When the neuron receives enough excitatory inputs, it generates an action potential, which travels down the neuron's axon. At the end of the axon, the action potential triggers the release of chemicals called neurotransmitters. These neurotransmitters travel across a small gap, called a synapse, and bind to receptors on the dendrites of other neurons.

This process is how neurons communicate with each other. Through this cooperative activity and the formation of neural networks, the brain is able to process and store information. This includes tasks like learning, remembering, sensing, and controlling the body's movements.

A perceptron is a simple artificial version of this neural network, made up of just a single layer of connections. The perceptron can be thought of as a kind of algorithm, which takes an input and generates a similar excitatory or inhibitory reaction to that input.
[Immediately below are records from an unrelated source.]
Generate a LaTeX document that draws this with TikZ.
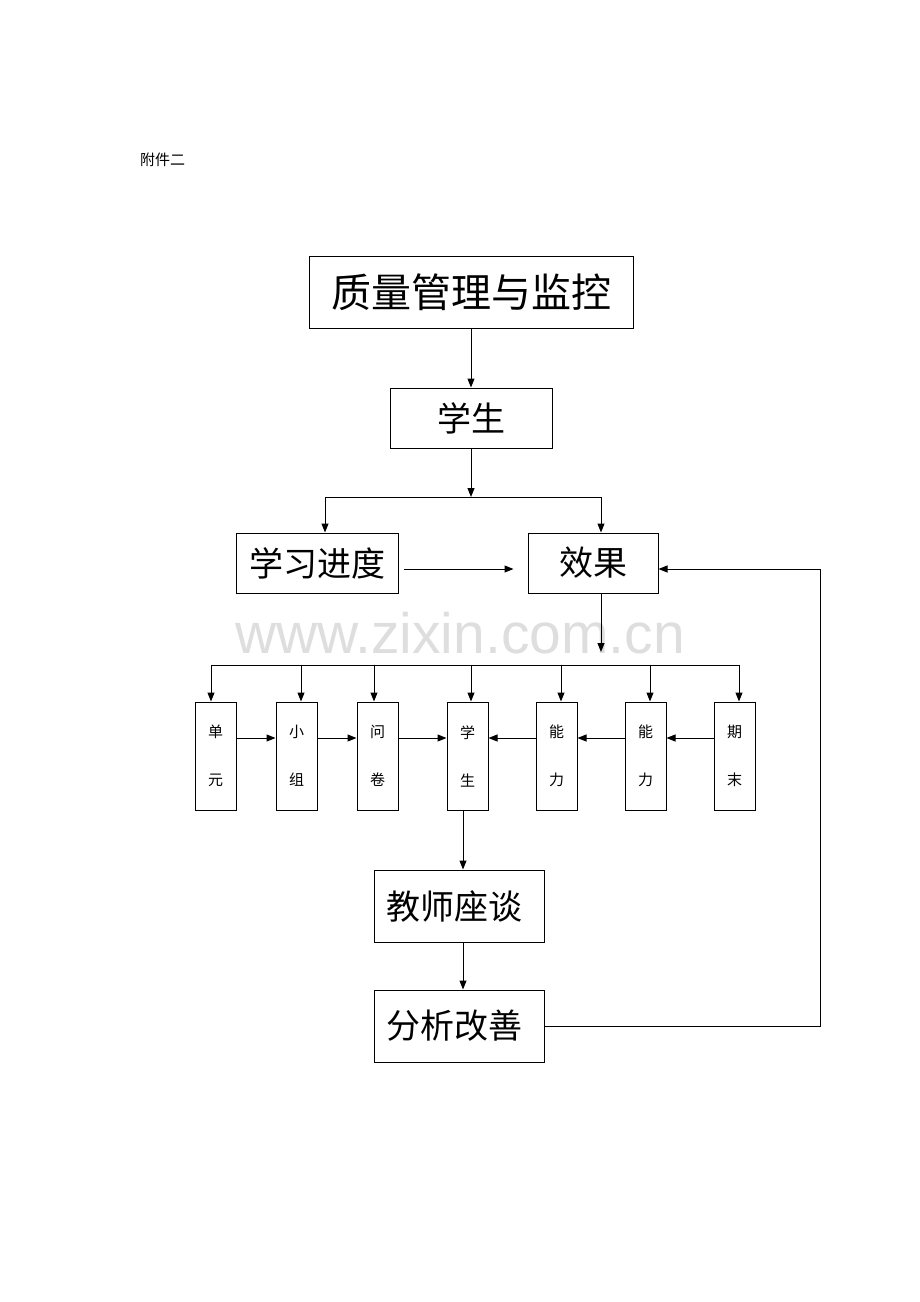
\documentclass[tikz,border=0pt]{standalone}
\usepackage{fontspec}
\setmainfont{Liberation Serif}
\newfontfamily\cjk{Noto Sans CJK SC}
\newfontfamily\wmfont{Liberation Sans}
\usetikzlibrary{arrows.meta}
\usetikzlibrary{positioning}

\tikzset{
	bigbox/.style={draw, line width=1pt, inner sep=0pt, font=\cjk\fontsize{34}{34}\selectfont},
	smallbox/.style={draw, line width=1pt, inner sep=0pt, minimum width=41pt, minimum height=108pt,
		align=center, font=\cjk\fontsize{15}{48}\selectfont},
	link/.style={line width=1pt, -{Triangle[length=9pt,width=7pt]}},
	plain/.style={line width=1pt},
}

\begin{document}
\begin{tikzpicture}[x=1pt, y=-1pt]
\useasboundingbox (0,0) rectangle (920,1302);

\node[text=black!13, font=\wmfont\fontsize{57}{57}\selectfont] (wm) at (460,633) {www.zixin.com.cn};
\node[anchor=west, inner sep=0pt, font=\cjk\fontsize{15}{15}\selectfont] (fj) at (140,160) {附件二};

% top part
\node[bigbox, minimum width=324pt, minimum height=72pt, font=\cjk\fontsize{40}{40}\selectfont] (zl) at (471,292) {质量管理与监控};
\node[bigbox, minimum width=162pt, minimum height=60pt] (xs) at (471,418) {学生};
\node[bigbox, minimum width=162pt, minimum height=60pt] (jd) at (317,563) {学习进度};
\node[bigbox, minimum width=130pt, minimum height=60pt] (xg) at (593,563) {效果};

\draw[link] (zl) -- (xs);
\coordinate (fork) at (471,497);
\coordinate (fl) at (325,497);
\coordinate (fr) at (601,497);
\draw[link] (xs) -- (fork);
\draw[plain] (fl) -- (fr);
\draw[link] (fl) -- (fl |- jd.north);
\draw[link] (fr) -- (fr |- xg.north);
\draw[link] ([xshift=5pt,yshift=-6pt]jd.east) -- ([xshift=-14pt,yshift=-6pt]xg.west);

% row of small boxes
\node[smallbox] (dy) at (215.5,756) {单\\元};
\node[smallbox] (xz) at (296.5,756) {小\\组};
\node[smallbox] (wj) at (377.5,756) {问\\卷};
\node[smallbox] (xs2) at (467.5,756) {学\\生};
\node[smallbox] (nl1) at (556.5,756) {能\\力};
\node[smallbox] (nl2) at (645.5,756) {能\\力};
\node[smallbox] (qm) at (734.5,756) {期\\末};

\coordinate (xgend) at (601,652);
\draw[link] (xg.south -| xgend) -- (xgend);
\coordinate (bl) at (211,665);
\coordinate (br) at (739,665);
\draw[plain] (bl) -- (br);
\foreach \b/\dx in {dy/-4.5, xz/4.5, wj/-3.5, xs2/3.5, nl1/4.5, nl2/4.5, qm/4.5}
	\draw[link] ([xshift=\dx pt, yshift=37pt]\b.north) -- ([xshift=\dx pt]\b.north);

\draw[link] ([yshift=18pt]dy.east) -- ([yshift=18pt]xz.west);
\draw[link] ([yshift=18pt]xz.east) -- ([yshift=18pt]wj.west);
\draw[link] ([yshift=18pt]wj.east) -- ([yshift=18pt]xs2.west);
\draw[link] ([yshift=18pt]nl1.west) -- ([yshift=18pt]xs2.east);
\draw[link] ([yshift=18pt]nl2.west) -- ([yshift=18pt]nl1.east);
\draw[link] ([yshift=18pt]qm.west) -- ([yshift=18pt]nl2.east);

% bottom part
\node[bigbox, minimum width=170pt, minimum height=72pt] (js) at (459,906) {教师座谈\hspace*{10pt}};
\node[bigbox, minimum width=170pt, minimum height=72pt] (fx) at (459,1026) {分析改善\hspace*{10pt}};

\coordinate (kx) at (463,0);
\draw[link] (xs2.south -| kx) -- (js.north -| kx);
\draw[link] (js.south -| kx) -- (fx.north -| kx);

\coordinate (fbr) at (820,0);
\coordinate (fby) at (0,569);
\draw[link] (fx.east) -- (fx.east -| fbr) -- (fbr |- fby) -- (xg.east |- fby);
\end{tikzpicture}
\end{document}
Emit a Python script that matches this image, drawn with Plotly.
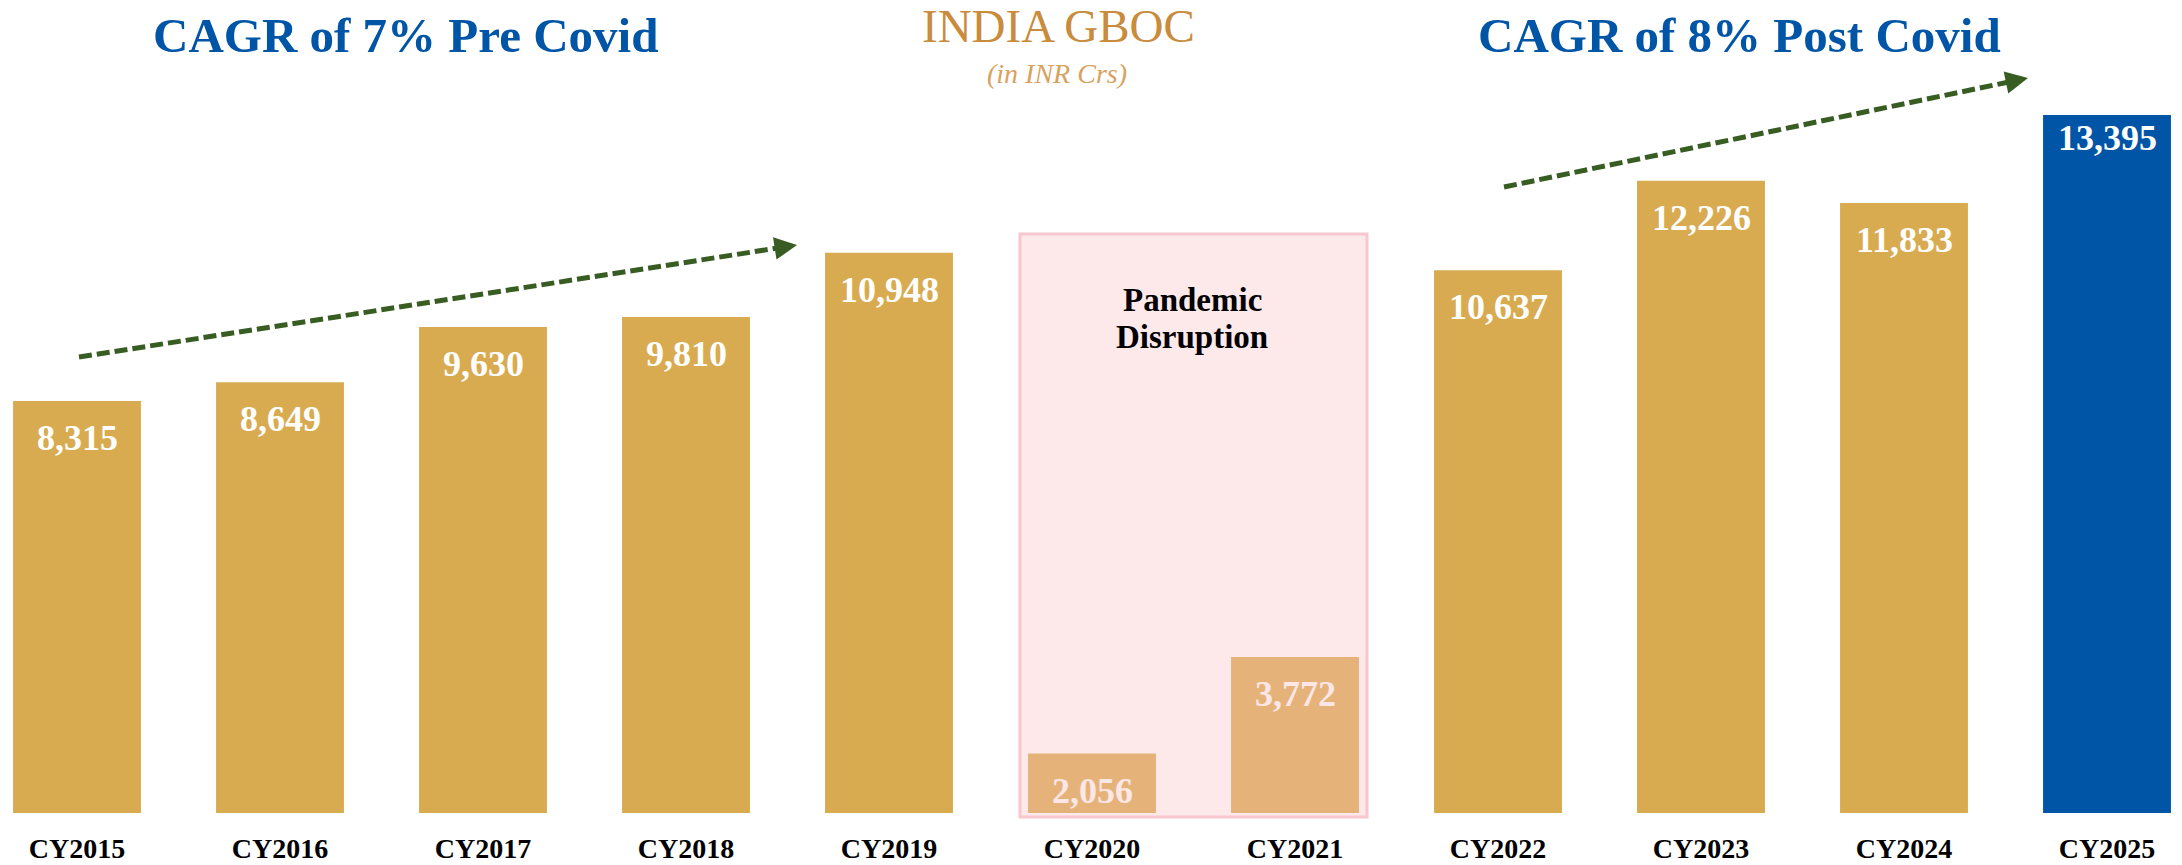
import plotly.graph_objects as go

# ---- data ----
categories = ["CY2015", "CY2016", "CY2017", "CY2018", "CY2019", "CY2020",
              "CY2021", "CY2022", "CY2023", "CY2024", "CY2025"]
gboc_values = [8315, 8649, 9630, 9810, 10948, 2056, 3772, 10637, 12226, 11833, 13395]
pandemic_years = ["CY2020", "CY2021"]
highlight_year = "CY2025"

title_left = "CAGR of 7% Pre Covid"
title_right = "CAGR of 8% Post Covid"
title_center = "INDIA GBOC"
subtitle_center = "(in INR Crs)"
pandemic_label = ["Pandemic", "Disruption"]

# ---- style / layout ----
W, H = 2182, 865
MB = 52                      # bottom margin -> plot area 0..813 px
PH = H - MB
FONT = "Liberation Serif"
GOLD = "#D9AB50"
PANDEMIC = "#E5B37A"
BLUE = "#0055A6"
GREEN = "#385D23"
Y_MIN = 1000
PX_PER_UNIT = 0.056313
Y_MAX = Y_MIN + PH / PX_PER_UNIT
STEP = 203.0                 # px between category centres
X0 = 77.0                    # px of first category centre


def px_x(px):
    return px / W


def px_y(py):
    return (PH - py) / PH


colors = [BLUE if c == highlight_year else (PANDEMIC if c in pandemic_years else GOLD)
          for c in categories]

fig = go.Figure()
fig.add_trace(go.Bar(x=categories, y=gboc_values, marker_color=colors,
                     marker_line_width=0, width=0.63, hoverinfo="x+y"))

annotations = []
for c, v in zip(categories, gboc_values):
    txt_color = "#FCE6E6" if c in pandemic_years else "white"
    shift = -1 if c == highlight_year else -15
    annotations.append(dict(x=c, y=v, xref="x", yref="y", text=f"<b>{v:,}</b>", showarrow=False,
                            yanchor="top", yshift=shift,
                            font=dict(family=FONT, size=36, color=txt_color)))

# titles
annotations += [
    dict(x=px_x(405), y=px_y(36), xref="paper", yref="paper", text=f"<b>{title_left}</b>",
         showarrow=False, xanchor="center", yanchor="middle",
         font=dict(family=FONT, size=49, color=BLUE)),
    dict(x=px_x(1739), y=px_y(36), xref="paper", yref="paper", text=f"<b>{title_right}</b>",
         showarrow=False, xanchor="center", yanchor="middle",
         font=dict(family=FONT, size=49, color=BLUE)),
    dict(x=px_x(1058), y=px_y(26), xref="paper", yref="paper", text=title_center,
         showarrow=False, xanchor="center", yanchor="middle",
         font=dict(family=FONT, size=47, color="#C98B3C")),
    dict(x=px_x(1057), y=px_y(74), xref="paper", yref="paper", text=f"<i>{subtitle_center}</i>",
         showarrow=False, xanchor="center", yanchor="middle",
         font=dict(family=FONT, size=28, color="#D9A15E")),
    dict(x=px_x(1192), y=px_y(300), xref="paper", yref="paper", text=f"<b>{pandemic_label[0]}</b>",
         showarrow=False, xanchor="center", yanchor="middle",
         font=dict(family=FONT, size=33, color="black")),
    dict(x=px_x(1192), y=px_y(337), xref="paper", yref="paper", text=f"<b>{pandemic_label[1]}</b>",
         showarrow=False, xanchor="center", yanchor="middle",
         font=dict(family=FONT, size=33, color="black")),
]

shapes = [
    dict(type="rect", xref="paper", yref="paper", layer="below",
         x0=px_x(1020), x1=px_x(1367), y0=px_y(817), y1=px_y(234),
         fillcolor="#FDE8EA", line=dict(color="#F8C6CD", width=3)),
]

# dashed trend arrows
for (sx, sy), (tx, ty) in [((79, 357), (797, 245)), ((1504, 187), (2028, 78))]:
    dx, dy = tx - sx, ty - sy
    L = (dx ** 2 + dy ** 2) ** 0.5
    ux, uy = dx / L, dy / L
    ex, ey = tx - 12 * ux, ty - 12 * uy
    shapes.append(dict(type="line", xref="paper", yref="paper",
                       x0=px_x(sx), y0=px_y(sy), x1=px_x(ex), y1=px_y(ey),
                       line=dict(color=GREEN, width=5, dash="13px,5px")))
    annotations.append(dict(x=px_x(tx), y=px_y(ty), xref="paper", yref="paper",
                            ax=-14 * ux, ay=-14 * uy, axref="pixel", ayref="pixel",
                            text="", showarrow=True, arrowhead=2, arrowsize=0.9,
                            arrowwidth=5, arrowcolor=GREEN))

fig.update_layout(
    width=W, height=H,
    margin=dict(l=0, r=0, t=0, b=MB, pad=0),
    paper_bgcolor="white", plot_bgcolor="rgba(0,0,0,0)",
    showlegend=False,
    annotations=annotations, shapes=shapes,
    xaxis=dict(type="category", range=[-X0 / STEP, (W - X0) / STEP], showgrid=False,
               zeroline=False, showline=False, ticks="", automargin=False,
               ticklabelstandoff=16,
               tickfont=dict(family=FONT, size=28, color="black"),
               tickvals=categories, ticktext=[f"<b>{c}</b>" for c in categories]),
    yaxis=dict(range=[Y_MIN, Y_MAX], visible=False, showgrid=False, zeroline=False,
               automargin=False),
)

fig.write_html("out.html", config={"displayModeBar": False},
               post_script="document.body.style.margin='0';document.body.style.overflow='hidden';")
For example, it could be used to decide whether an animal in a picture is a dog or a cat. In doing this, the perceptron makes a prediction, say, it thinks the animal is a dog, and if the prediction is wrong, it adjusts itself, based on the error it made, to make a better prediction in the future. Over thousands or millions of predictions and corrections, it becomes more accurate and reliable in its classification.

This simple concept is the foundation of today's complex and powerful artificial neural networks used in generative artificial intelligence systems, where multiple layers of connections (multi-layer neural networks) can be trained to recognize complex patterns and solve challenging problems in a wide range of fields.

Rosenblatt tragically died in a boating accident on his 43rd birthday and never had the opportunity to see how his simple Perceptron device would scale with increased training data and computation to fulfill his original ideas for a "...machine which senses, recognizes, and responds like the human mind."